A more difficult example: Cuskynoles
A mete þat is icleped cuskynoles. Make a past tempred wiþ ayren, &
soþþen nim peoren & applen, figes & reysins, alemaundes & dates; bet
am togedere & do god poudre of gode speces wiþinnen. & in leynten make
þi past wiþ milke of alemaundes, & rolle þi past on a bord, & soþþen hew hit on moni perties, & vche an pertie beo of þe leynþe of a paume & an half & of þreo vyngres of brede. & smeor þy past al of one dole, & soþþen do þi fassure wiþinnen. | Vchan kake is portiooun. & soþþen veld togedere oþe 3eolue manere, ase
þeos fugurre is imad:
| . | . | . | . | . |
| . | . | . | . | . |
| . | . | . | . | . |
& soþþ boille in veir water, & soþþ en rost on an greudil: & soþþen adresse.

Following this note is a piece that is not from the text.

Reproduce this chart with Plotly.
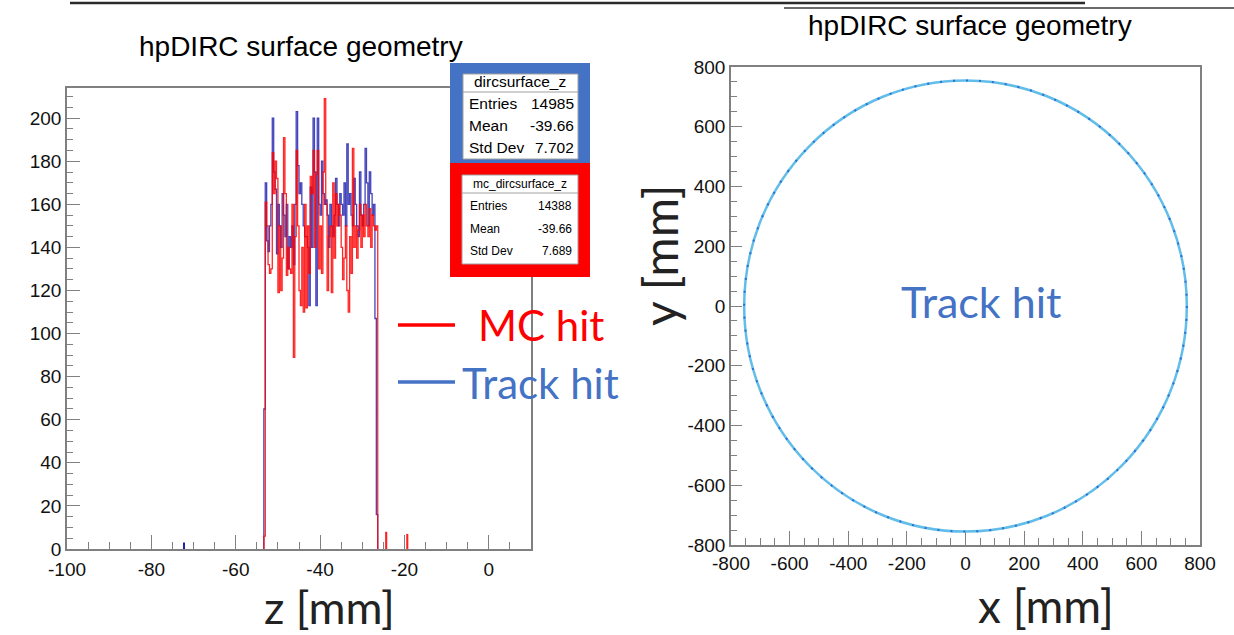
import plotly.graph_objects as go

W, H = 1234, 635

# ---------------- data ----------------
# left: hpDIRC surface z histogram (bin width 1/3 mm)
z_start = -53.333
z_width = 1.0 / 3.0
mc_counts = [
    6,
    161, 150, 132, 128, 130, 184, 165, 180, 172, 119,
    150, 120, 135, 191, 165, 127, 140, 130, 128, 160,
    89, 145, 185, 150, 120, 113, 140, 110, 160, 112,
    150, 128, 173, 165, 185, 140, 174, 185, 130, 150,
    128, 175, 209, 160, 120, 145, 150, 119, 170, 135,
    165, 150, 160, 155, 140, 125, 135, 150, 120, 110,
    145, 128, 186, 140, 150, 135, 148, 160, 140, 155,
    145, 160, 150, 145, 158, 140, 155, 150, 148, 150,
]
track_counts = [
    65,
    170, 143, 138, 150, 160, 200, 175, 167, 137, 160,
    150, 140, 165, 155, 145, 160, 130, 145, 140, 150,
    132, 160, 203, 178, 165, 170, 160, 150, 145, 145,
    140, 113, 168, 140, 200, 175, 113, 200, 160, 155,
    180, 165, 160, 162, 155, 140, 160, 150, 145, 155,
    172, 160, 150, 165, 160, 155, 170, 150, 188, 160,
    165, 155, 150, 172, 160, 150, 145, 175, 155, 150,
    160, 186, 170, 150, 175, 165, 155, 160, 107,
    16,
]
mc_out_z = [-24.33, -19.33]
mc_out_counts = [8, 7]
track_out_z = [-72.33]
track_out_counts = [3]

# axis tick labels (ROOT style hyphen minus)
z_ticks = [-100, -80, -60, -40, -20, 0]
count_ticks = [0, 20, 40, 60, 80, 100, 120, 140, 160, 180, 200]
xy_ticks = [-800, -600, -400, -200, 0, 200, 400, 600, 800]

# right: track hits lie on a ring
ring_radius = 755

# stats boxes
track_stats = [("Entries", "14985"), ("Mean", "-39.66"), ("Std Dev", "7.702")]
mc_stats = [("Entries", "14388"), ("Mean", "-39.66"), ("Std Dev", "7.689")]

# ---------------- helpers ----------------
def px(x):
    return x / W

def py(y):
    return 1 - y / H

def step_xy(start, width, counts):
    edges = [start + i * width for i in range(len(counts) + 1)]
    xs = [edges[0]]
    ys = [0]
    for i, c in enumerate(counts):
        xs.append(edges[i])
        ys.append(c)
    xs.append(edges[-1]); ys.append(counts[-1])
    xs.append(edges[-1]); ys.append(0)
    return xs, ys

fig = go.Figure()

tx, ty = step_xy(z_start, z_width, track_counts)
fig.add_trace(go.Scatter(x=tx, y=ty, mode="lines", line_shape="hv",
                         line=dict(color="rgba(35,35,175,0.85)", width=1.3),
                         xaxis="x", yaxis="y", showlegend=False, hoverinfo="skip"))
mx, my = step_xy(z_start, z_width, mc_counts)
fig.add_trace(go.Scatter(x=mx, y=my, mode="lines", line_shape="hv",
                         line=dict(color="rgba(255,0,0,0.85)", width=1.3),
                         xaxis="x", yaxis="y", showlegend=False, hoverinfo="skip"))
fig.add_trace(go.Bar(x=track_out_z, y=track_out_counts, width=z_width,
                     marker=dict(color="#2020b0", line=dict(width=0)),
                     xaxis="x", yaxis="y", showlegend=False))
fig.add_trace(go.Bar(x=mc_out_z, y=mc_out_counts, width=z_width * 1.5,
                     marker=dict(color="#ff2020", line=dict(width=0)),
                     xaxis="x", yaxis="y", showlegend=False))

def labels(vals):
    return [str(v) for v in vals]

axis_common = dict(showline=True, linecolor="#808080", linewidth=1.5, mirror=True,
                   ticks="inside", tickcolor="#808080", tickwidth=1.3,
                   showgrid=False, zeroline=False, automargin=False,
                   tickmode="array",
                   tickfont=dict(family="Liberation Sans, Arial", size=19, color="#111"))

shapes = []
annotations = []

# ring
shapes.append(dict(type="circle", xref="x2", yref="y2",
                   x0=-ring_radius, x1=ring_radius, y0=-ring_radius, y1=ring_radius,
                   line=dict(color="#62bde8", width=2.5), layer="above"))
shapes.append(dict(type="circle", xref="x2", yref="y2",
                   x0=-ring_radius, x1=ring_radius, y0=-ring_radius, y1=ring_radius,
                   line=dict(color="#2a6fd6", width=2, dash="2px,11px"), layer="above"))

def rect(x0, y0, x1, y1, fill, line=None):
    shapes.append(dict(type="rect", xref="paper", yref="paper",
                       x0=px(x0), x1=px(x1), y0=py(y1), y1=py(y0),
                       fillcolor=fill, line=line or dict(width=0), layer="above"))

def hline(x0, x1, y, color, width):
    shapes.append(dict(type="line", xref="paper", yref="paper",
                       x0=px(x0), x1=px(x1), y0=py(y), y1=py(y),
                       line=dict(color=color, width=width), layer="above"))

def text(x, y, s, size, color="#000", family="Liberation Sans, Arial", xanchor="center", angle=0):
    annotations.append(dict(x=px(x), y=py(y), xref="paper", yref="paper", text=s,
                            showarrow=False, xanchor=xanchor, yanchor="middle", textangle=angle,
                            font=dict(family=family, size=size, color=color)))

# slide top remnants
hline(70, 1085, 3, "#2a2a2a", 2.5)
hline(784, 1234, 8, "#3a3a3a", 1.5)

# stats boxes
rect(450, 63, 590, 163, "#4472C4")
rect(463, 74, 578, 159, "white", dict(color="#a0a0a0", width=1))
hline(463, 578, 92, "#a0a0a0", 1)
text(520, 82, "dircsurface_z", 15.5)
for i, (k, v) in enumerate(track_stats):
    yy = 103 + i * 22.5
    text(467, yy, k, 15.5, xanchor="left")
    text(576, yy, v, 15.5, xanchor="right")

rect(450, 163, 590, 277, "#FF0000")
rect(462, 175, 578, 264, "white", dict(color="#a0a0a0", width=1))
hline(462, 578, 193, "#a0a0a0", 1)
text(520, 184, "mc_dircsurface_z", 12)
for i, (k, v) in enumerate(mc_stats):
    yy = 206 + i * 22.5
    text(468, yy, k, 12, xanchor="left")
    text(574, yy, v, 12, xanchor="right")

# legend
hline(398, 455, 325, "#FF0000", 3.5)
hline(398, 455, 382, "#4472C4", 3.5)
text(476, 325, "MC hit", 42, color="#FF0000", family="Lato", xanchor="left")
text(460, 383, "Track hit", 42, color="#4472C4", family="Lato", xanchor="left")

# titles & axis labels
text(301, 47, "hpDIRC surface geometry", 28)
text(970, 25, "hpDIRC surface geometry", 28)
text(330, 607, "z [mm]", 45, color="#222", family="Lato")
text(1046, 605, "x [mm]", 46, color="#222", family="Lato")
text(660, 255, "y [mm]", 48, color="#222", family="Lato", angle=-90)
text(981, 301, "Track hit", 43, color="#4472C4", family="Lato")

fig.update_layout(
    width=W, height=H, margin=dict(l=0, r=0, t=0, b=0, autoexpand=False),
    paper_bgcolor="white", plot_bgcolor="white", barmode="overlay",
    showlegend=False,
    xaxis=dict(domain=[px(67), px(531)], range=[-100, 10], anchor="y",
               tickvals=z_ticks, ticktext=labels(z_ticks), ticklen=14, ticklabelstandoff=2,
               minor=dict(ticks="inside", ticklen=7, dtick=5, tick0=0, tickcolor="#808080"),
               **axis_common),
    yaxis=dict(domain=[py(549), py(88)], range=[0, 214], anchor="x",
               tickvals=count_ticks, ticktext=labels(count_ticks), ticklen=13,
               minor=dict(ticks="inside", ticklen=6, dtick=5, tick0=0, tickcolor="#808080"),
               **axis_common),
    xaxis2=dict(domain=[px(731), px(1200)], range=[-800, 800], anchor="y2",
                tickvals=xy_ticks, ticktext=labels(xy_ticks), ticklen=14,
                minor=dict(ticks="inside", ticklen=7, dtick=50, tick0=0, tickcolor="#808080"),
                **axis_common),
    yaxis2=dict(domain=[py(545), py(67)], range=[-800, 800], anchor="x2",
                tickvals=xy_ticks, ticktext=labels(xy_ticks), ticklen=11,
                minor=dict(ticks="inside", ticklen=6, dtick=50, tick0=0, tickcolor="#808080"),
                **axis_common),
    shapes=shapes,
    annotations=annotations,
)

fig.write_html("out.html")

The first thing to know about this recipe is that the letter “þ”, or thorn, represents “th”. Rewritten with modern spelling in mind:
“A meat that is (called) cuskynoles. Make a paste tempered with eggs, and so then take pears and apples, figs and raisins, almonds and dates, beat them together and do good powder of good spices within, and in lent make the past with milk of almonds, and rolle the paste on a board, and so then hew it in many parts, and each part be of the length of a palm and a half and of three fingers of bredth. And smear the paste all of one half, and so then do the mixture within. Each cake is one portion, and so then meld together of the below manner, as this figure is made: (see figure above) and so boil in fair water, and so then roast on a griddle, and so then dresse.
The question? Are they ravioli, or are they a single, many “celled” cake?